The Maya International Cooperative Biodiversity Group (Maya ICBG) research project began in 1998 in the central highlands of Chiapas, Mexico, in a difficult and contentious legal, social and political climate. The researchers' good intentions were that the indigenous Maya people would both contribute to the project and benefit from it. However, gaps in the way local communities were included became a focus for international resistance to the project, which was abandoned in 2001.
No single actor should bear the total responsibility for what happened to the Maya ICBG, but none is devoid of it. Through a comparison with the San- Hoodia case we discuss how parties on all sides implicitly understood ‘collaboration’ and ‘benefit sharing’, which can easily become controversial due to conflicting assumptions about how and to what extent different groups of people should benefit from the potential royalties, and who should make these decisions.

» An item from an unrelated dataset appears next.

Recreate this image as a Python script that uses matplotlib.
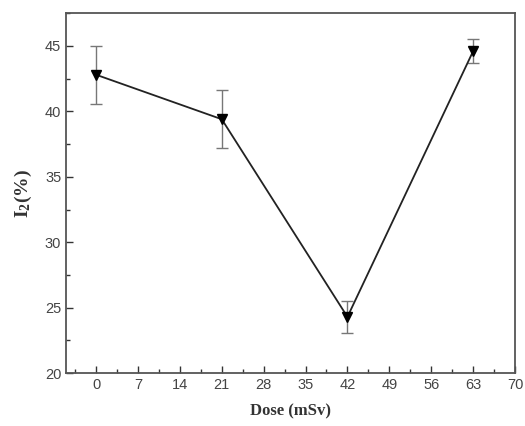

Like the San peoples, the Maya stood to receive a very small proportion of any profit that might come from the development of commercial products. These benefits, whether realized or not, are never ethically neutral, so the transparent, full and free prior informed consent of communities to accept the risk of going along this path is absolutely essential. Both cases played out in a domestic legal and policy vacuum. Questions about the legitimacy of processes and decisions emerge as fundamental.
The failure of the Maya ICBG was due largely to the lack of an appropriate prior informed consent process built on trust and adequate representation. The question of Maya identity and self-representation through forms that are ‘credible’ to outside bioprospectors is an ongoing issue. The pan-Mayan identity currently under construction in Chiapas faces similar challenges to those of the San people.